When the first burning has ended, the larger logs remaining are heaped together and reburned. Some of them, the júcaro, for instance, continue to smolder for months, this tree having even been known to burn from top to bottom after catching fire thirty feet from the ground. Though it is usual in the open savannas, plowing is not necessary in these denuded woodlands. Here all that is necessary is to hoe away the grass and the bit of undergrowth that remains. The primitive method of planting in the slave days still survives. In some sections a man sets out along each of the proposed rows carrying in one hand a long sugar-cane and in the other a machete.
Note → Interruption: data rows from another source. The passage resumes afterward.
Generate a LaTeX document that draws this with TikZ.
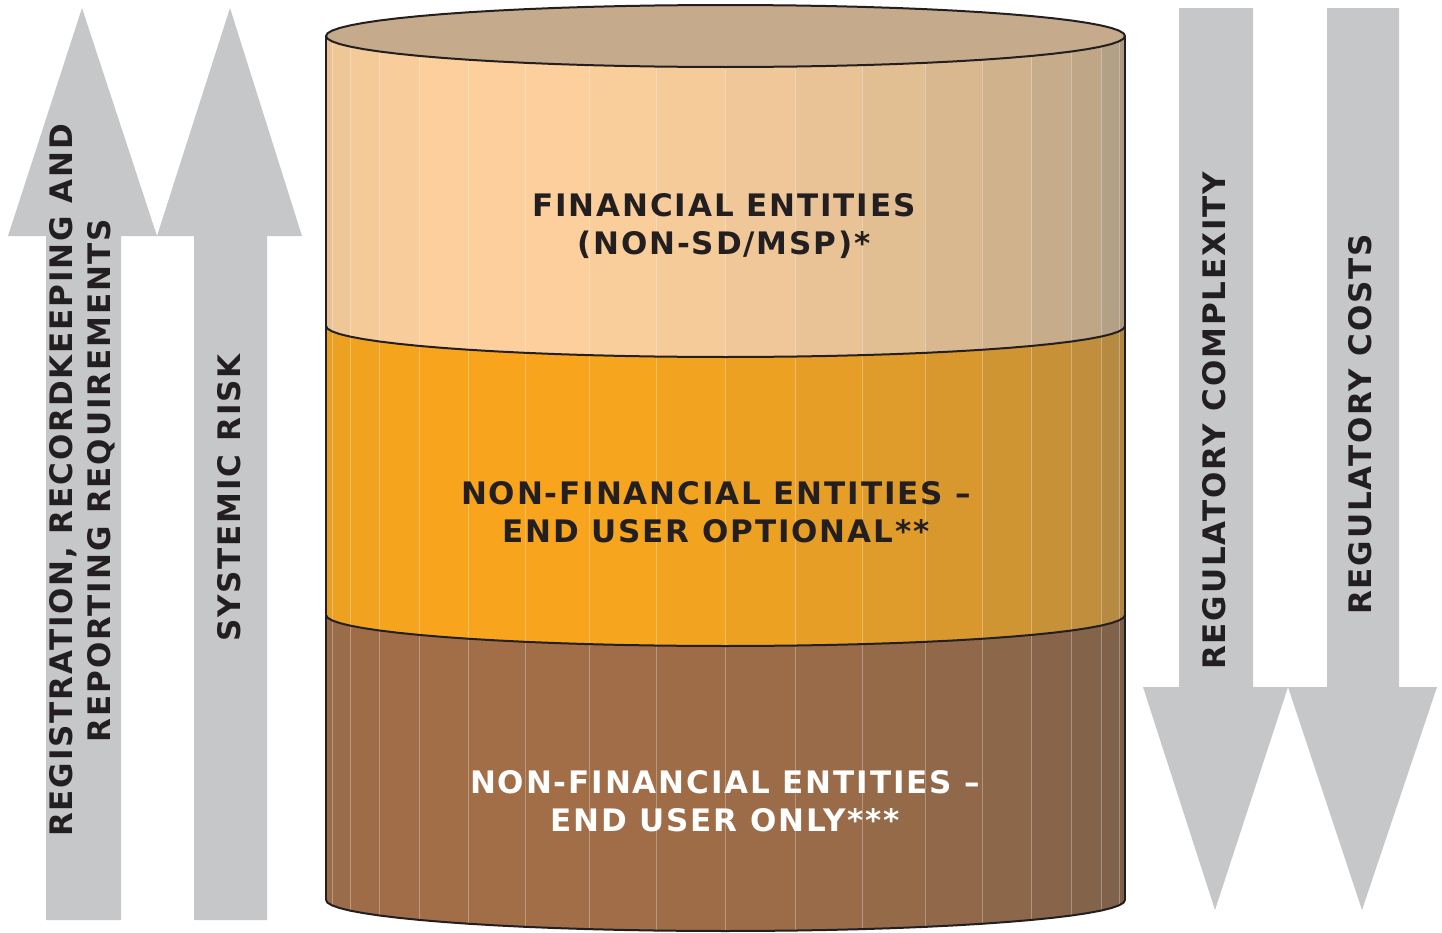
\documentclass[tikz,border=0pt]{standalone}
\usepackage{fontspec}
\newfontfamily\labelfont{DejaVu Sans}[LetterSpace=6]
\begin{document}
\begin{tikzpicture}[x=1pt,y=-1pt]
    \def\cx{725.5}
    \def\rx{399.5}
    \def\ry{31}
    \def\lidy{36}

    \definecolor{ink}{RGB}{35,31,32}
    \definecolor{arrowgrey}{RGB}{198,199,201}
    \definecolor{lidcol}{RGB}{198,170,140}
    \definecolor{topL}{RGB}{253,208,156}
    \definecolor{topD}{RGB}{144,136,120}
    \definecolor{midL}{RGB}{249,166,28}
    \definecolor{midD}{RGB}{150,124,84}
    \definecolor{lowL}{RGB}{162,110,72}
    \definecolor{lowD}{RGB}{111,92,77}

    \tikzstyle{bigarrow}=[fill=arrowgrey]
    \tikzstyle{darklabel}=[text=ink,font=\labelfont\bfseries\fontsize{31}{38}\selectfont,align=center,inner sep=0pt]
    \tikzstyle{lightlabel}=[darklabel,text=white]
    \tikzstyle{arrowlabel}=[darklabel,rotate=90,anchor=west]
    \tikzstyle{outline}=[draw=ink,line width=2pt,line join=round]

    \useasboundingbox (0,0) rectangle (1442,932);

    % up arrows
    \fill[bigarrow] (46,920) -- (46,236) -- (8,236) -- (82,8) -- (157,236) -- (121,236) -- (121,920) -- cycle;
    \fill[bigarrow] (194,920) -- (194,236) -- (157,236) -- (230,8) -- (302,236) -- (267,236) -- (267,920) -- cycle;
    % down arrows
    \fill[bigarrow] (1179,8) -- (1253,8) -- (1253,687) -- (1288,687) -- (1215,910) -- (1143,687) -- (1179,687) -- cycle;
    \fill[bigarrow] (1327,8) -- (1399,8) -- (1399,687) -- (1437,687) -- (1362,910) -- (1288,687) -- (1327,687) -- cycle;

    % cylinder layers, one facet at a time
    \foreach \ytop/\ybot/\lt/\dk in {36/326/topL/topD,326/615/midL/midD,615/900/lowL/lowD}{
      \begin{scope}
        \clip ({\cx-\rx},\ytop) -- plot[domain=180:0,samples=37] ({\cx+\rx*cos(\x)},{\ytop+\ry*sin(\x)})
          -- plot[domain=0:180,samples=37] ({\cx+\rx*cos(\x)},{\ybot+\ry*sin(\x)}) -- cycle;
        \foreach \t in {180,170,...,10}{
          \pgfmathtruncatemacro\w{50*(1+cos(\t-5-124))}
          \fill[\lt!\w!\dk] ({\cx+\rx*cos(\t)},\ytop-40) rectangle ({\cx+\rx*cos(\t-10)+0.5},\ybot+40);
          \draw[white,opacity=.3,line width=.7pt] ({\cx+\rx*cos(\t)},\ytop-40) -- ({\cx+\rx*cos(\t)},\ybot+40);
        }
      \end{scope}
    }

    % lid and outlines
    \fill[lidcol] plot[domain=0:360,samples=73] ({\cx+\rx*cos(\x)},{\lidy+\ry*sin(\x)}) -- cycle;
    \draw[outline] plot[domain=0:360,samples=73] ({\cx+\rx*cos(\x)},{\lidy+\ry*sin(\x)}) -- cycle;
    \foreach \yb in {326,615,900}
      \draw[outline] plot[domain=180:0,samples=37] ({\cx+\rx*cos(\x)},{\yb+\ry*sin(\x)});
    \draw[outline] ({\cx-\rx},\lidy) -- ({\cx-\rx},900);
    \draw[outline] ({\cx+\rx},\lidy) -- ({\cx+\rx},900);

    \node[darklabel]  (financial) at (724,226) {FINANCIAL ENTITIES\\(NON-SD/MSP)*};
    \node[darklabel]  (optional) at (716,512) {NON-FINANCIAL ENTITIES –\\END USER OPTIONAL**};
    \node[lightlabel] (enduser) at (725,801) {NON-FINANCIAL ENTITIES –\\END USER ONLY***};

    \node[arrowlabel] (registration) at (82,837) {REGISTRATION, RECORDKEEPING AND\\REPORTING REQUIREMENTS};
    \node[arrowlabel] (risk) at (229,642) {SYSTEMIC RISK};
    \node[arrowlabel] (complexity) at (1214,670) {REGULATORY COMPLEXITY};
    \node[arrowlabel] (costs) at (1360,615) {REGULATORY COSTS};

\end{tikzpicture}
\end{document}
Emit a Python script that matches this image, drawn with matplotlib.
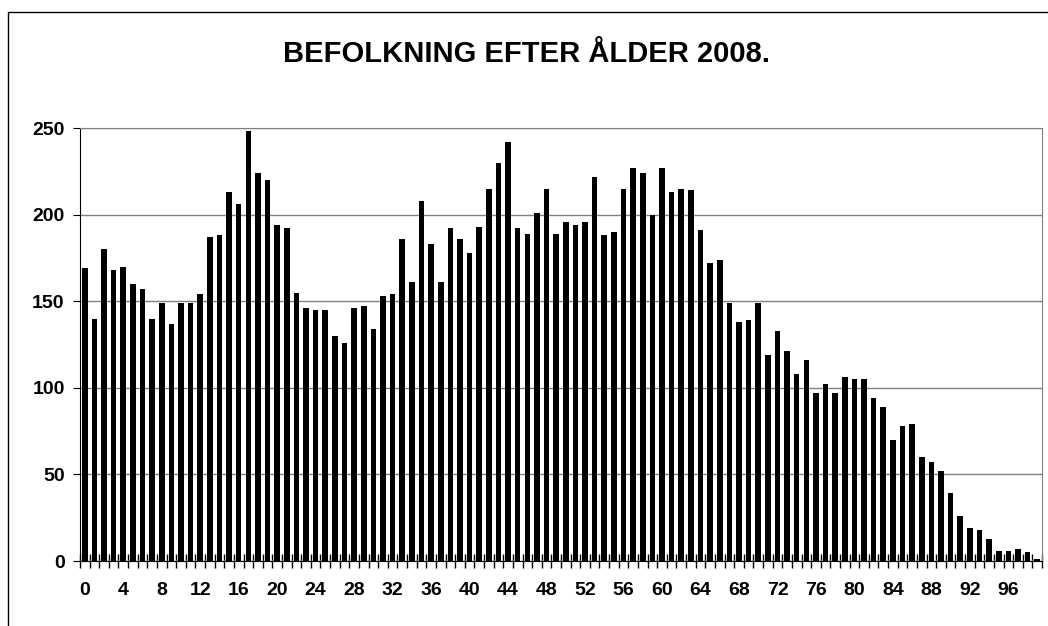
import numpy as np
import matplotlib.pyplot as plt
from matplotlib.patches import Rectangle

# population per age 0..99
ages = list(range(100))
population = [
    169, 140, 180, 168, 170, 160, 157, 140, 149, 137,
    149, 149, 154, 187, 188, 213, 206, 248, 224, 220,
    194, 192, 155, 146, 145, 145, 130, 126, 146, 147,
    134, 153, 154, 186, 161, 208, 183, 161, 192, 186,
    178, 193, 215, 230, 242, 192, 189, 201, 215, 189,
    196, 194, 196, 222, 188, 190, 215, 227, 224, 200,
    227, 213, 215, 214, 191, 172, 174, 149, 138, 139,
    149, 119, 133, 121, 108, 116, 97, 102, 97, 106,
    105, 105, 94, 89, 70, 78, 79, 60, 57, 52,
    39, 26, 19, 18, 13, 6, 6, 7, 5, 1,
]
label_ages = list(range(0, 100, 4))
y_ticks = [0, 50, 100, 150, 200, 250]
title = "BEFOLKNING EFTER ÅLDER 2008."

plt.rcParams['font.family'] = ['Liberation Sans', 'DejaVu Sans']

fig = plt.figure(figsize=(10.48, 6.26), dpi=100)
ax = fig.add_axes([0.0763, 0.1038, 0.918, 0.6917])

ax.bar(ages, population, width=0.58, color='black', zorder=3)

ax.set_xlim(-0.5, 99.5)
ax.set_ylim(0, 250)
ax.set_yticks(y_ticks)
ax.yaxis.grid(True, color='#808080', linewidth=1)
ax.set_axisbelow(True)

# category boundary ticks and centred labels
ax.set_xticks(np.arange(101) - 0.5, minor=True)
ax.set_xticks(label_ages)
ax.tick_params(axis='x', which='major', length=0, pad=15)
ax.tick_params(axis='x', which='minor', direction='inout', length=10, width=1)
ax.tick_params(axis='y', direction='out', length=5, pad=6)

for lbl in ax.get_xticklabels() + ax.get_yticklabels():
    lbl.set_fontweight('bold')
    lbl.set_fontsize(14)

for side in ['top', 'right']:
    ax.spines[side].set_color('#808080')
ax.spines['left'].set_color('black')
ax.spines['bottom'].set_color('black')

fig.text(0.502, 0.913, title, ha='center', va='center',
         fontsize=21, fontweight='bold')

# outer chart frame
fig.add_artist(Rectangle((8 / 1048, -0.05), 1.2, 1.05 - 12 / 626,
                         transform=fig.transFigure, fill=False,
                         edgecolor='black', linewidth=1))

fig.savefig('out.png', dpi=100)
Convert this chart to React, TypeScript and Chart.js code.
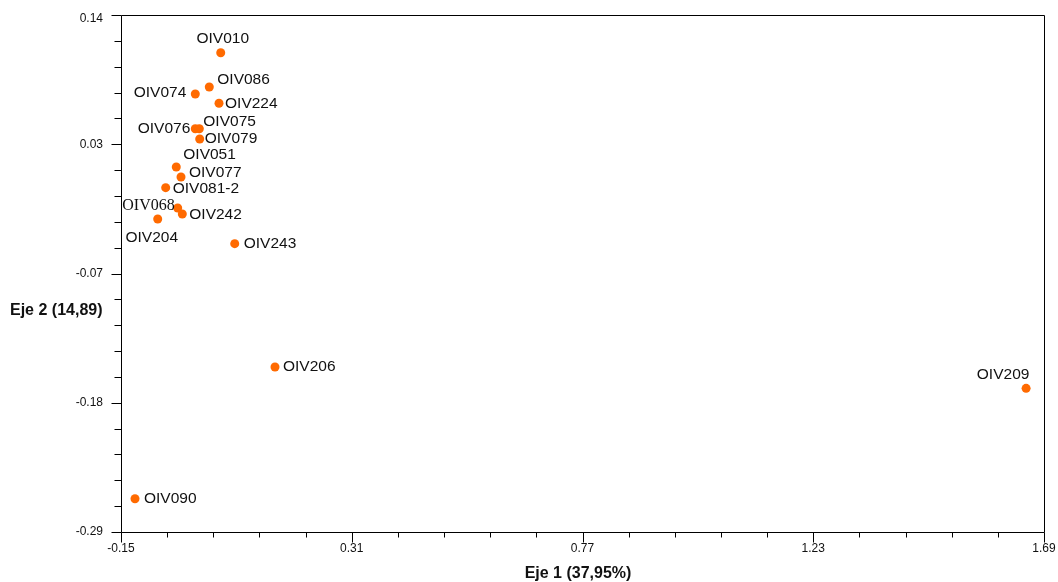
import React, { useEffect, useRef } from "react";
import { Chart, registerables } from "chart.js";

Chart.register(...registerables);

const names = [
  "OIV010", "OIV086", "OIV074", "OIV224", "OIV076", "OIV075", "OIV079", "OIV051",
  "OIV077", "OIV081-2", "OIV068", "OIV242", "OIV204", "OIV243", "OIV206", "OIV209", "OIV090",
];
const eje1 = [
  0.0488, 0.026, -0.0019, 0.0454, -0.0019, 0.0061, 0.0069, -0.0398,
  -0.0304, -0.0609, -0.037, -0.0278, -0.0768, 0.0767, 0.157, 1.6543, -0.1221,
];
const eje2 = [
  0.1086, 0.0801, 0.0743, 0.0666, 0.0454, 0.0454, 0.0369, 0.0136,
  0.0053, -0.0036, -0.0205, -0.0255, -0.0297, -0.0502, -0.1528, -0.1705, -0.2623,
];

const xTickValues = [-0.15, 0.31, 0.77, 1.23, 1.69];
const xTickLabels = ["-0.15", "0.31", "0.77", "1.23", "1.69"];
const yTickValues = [-0.29, -0.1825, -0.075, 0.0325, 0.14];
const yTickLabels = ["-0.29", "-0.18", "-0.07", "0.03", "0.14"];

const xTitle = "Eje 1 (37,95%)";
const yTitle = "Eje 2 (14,89)";

// label placement styles: [dx, dy, align, serif]
const labelPlacement: Record<string, [number, number, CanvasTextAlign, boolean?]> = {
  OIV010: [2, -14, "center"],
  OIV086: [8, -7, "left"],
  OIV074: [-9, -1, "right"],
  OIV224: [6, 0, "left"],
  OIV076: [-5, 0, "right"],
  OIV075: [4, -7, "left"],
  OIV079: [5, 0, "left"],
  OIV051: [7, -12, "left"],
  OIV077: [8, -4, "left"],
  "OIV081-2": [7, 1, "left"],
  OIV068: [-3, -2, "right", true],
  OIV242: [7, 1, "left"],
  OIV204: [-6, 19, "center"],
  OIV243: [9, 0, "left"],
  OIV206: [8, 0, "left"],
  OIV209: [-23, -14, "center"],
  OIV090: [9, 0, "left"],
};

const SANS = '"Liberation Sans", Arial, sans-serif';

const overlay = {
  id: "overlay",
  afterDraw(chart: any) {
    const ctx = chart.ctx as CanvasRenderingContext2D;
    const xs = chart.scales.x;
    const ys = chart.scales.y;
    const area = chart.chartArea;
    ctx.save();
    ctx.strokeStyle = "#000";
    ctx.lineWidth = 1;
    // frame
    ctx.beginPath();
    ctx.rect(Math.round(area.left) + 0.5, Math.round(area.top) + 0.5,
      Math.round(area.right - area.left), Math.round(area.bottom - area.top));
    ctx.stroke();

    // x ticks
    const xb = Math.round(area.bottom) + 0.5;
    for (let i = 0; i < xTickValues.length; i++) {
      const px = Math.round(xs.getPixelForValue(xTickValues[i])) + 0.5;
      ctx.beginPath();
      ctx.moveTo(px, xb);
      ctx.lineTo(px, xb + 10);
      ctx.stroke();
      if (i < xTickValues.length - 1) {
        const step = (xTickValues[i + 1] - xTickValues[i]) / 5;
        for (let k = 1; k < 5; k++) {
          const mx = Math.round(xs.getPixelForValue(xTickValues[i] + k * step)) + 0.5;
          ctx.beginPath();
          ctx.moveTo(mx, xb);
          ctx.lineTo(mx, xb + 5);
          ctx.stroke();
        }
      }
    }
    // y ticks
    const yl = Math.round(area.left) + 0.5;
    for (let i = 0; i < yTickValues.length; i++) {
      const py = Math.round(ys.getPixelForValue(yTickValues[i])) + 0.5;
      ctx.beginPath();
      ctx.moveTo(yl, py);
      ctx.lineTo(yl - 10, py);
      ctx.stroke();
      if (i < yTickValues.length - 1) {
        const step = (yTickValues[i + 1] - yTickValues[i]) / 5;
        for (let k = 1; k < 5; k++) {
          const my = Math.round(ys.getPixelForValue(yTickValues[i] + k * step)) + 0.5;
          ctx.beginPath();
          ctx.moveTo(yl, my);
          ctx.lineTo(yl - 7, my);
          ctx.stroke();
        }
      }
    }

    // tick labels
    ctx.fillStyle = "#111";
    ctx.font = `12px ${SANS}`;
    ctx.textAlign = "center";
    ctx.textBaseline = "middle";
    xTickValues.forEach((v, i) => {
      ctx.fillText(xTickLabels[i], xs.getPixelForValue(v), area.bottom + 17);
    });
    ctx.textAlign = "right";
    yTickValues.forEach((v, i) => {
      const py = ys.getPixelForValue(v);
      ctx.fillText(yTickLabels[i], area.left - 18, Math.max(py, area.top + 4));
    });

    // titles
    ctx.font = `bold 16px ${SANS}`;
    ctx.textAlign = "center";
    ctx.fillText(xTitle, 578, 574);
    ctx.textAlign = "left";
    ctx.fillText(yTitle, 10, 311);

    // point labels
    const meta = chart.getDatasetMeta(0);
    meta.data.forEach((pt: any, i: number) => {
      const name = names[i];
      const [dx, dy, align, serif] = labelPlacement[name] || [8, 0, "left"];
      ctx.font = serif ? `16px "Liberation Serif", "Times New Roman", serif` : `15.5px ${SANS}`;
      ctx.textAlign = align;
      ctx.textBaseline = "middle";
      ctx.fillStyle = "#111";
      ctx.fillText(name, pt.x + dx, pt.y + dy);
    });
    ctx.restore();
  },
};

export default function App() {
  const ref = useRef<HTMLCanvasElement | null>(null);
  useEffect(() => {
    if (!ref.current) return;
    const chart = new Chart(ref.current, {
      type: "scatter",
      data: {
        datasets: [
          {
            label: "OIV",
            data: names.map((_, i) => ({ x: eje1[i], y: eje2[i] })),
            backgroundColor: "#FF6A00",
            borderWidth: 0,
            pointRadius: 4.5,
          },
        ],
      },
      options: {
        animation: false,
        responsive: false,
        devicePixelRatio: 1,
        layout: { padding: { left: 121, top: 15, right: 14, bottom: 50 } },
        plugins: { legend: { display: false }, tooltip: { enabled: false } },
        scales: {
          x: { type: "linear", min: -0.15, max: 1.69, display: false },
          y: { type: "linear", min: -0.29, max: 0.14, display: false },
        },
      },
      plugins: [overlay],
    });
    return () => chart.destroy();
  }, []);
  return (
    <div style={{ position: "absolute", left: 0, top: 0, width: 1058, height: 582, background: "#fff" }}>
      <canvas ref={ref} width={1058} height={582} />
    </div>
  );
}
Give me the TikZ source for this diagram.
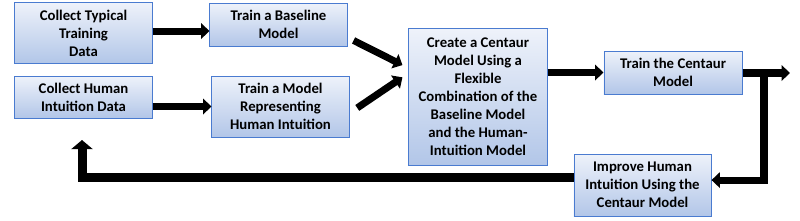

He jabs the cane into the ground at intervals of about three feet, slashes off the buried end with his cutlass, and marches on, to repeat the process at every step. More often nowadays one man goes ahead to dig holes with a heavy hoe, while another following him drops into each of them a section of cane and covers it with a stamp of his bare heel. Two joints and sometimes three are planted in each hole, to insure the sprouting of at least one of them. There is a more scientific system of planting, in which a rope with knots given distances apart is used, but the first method is more prevalent in the feverish haste of the Oriente. The fact that charred logs and stumps still everywhere litter the ground rather helps than hampers the growth of the cane, for as these rot they add new fertilizer to the already rich soil.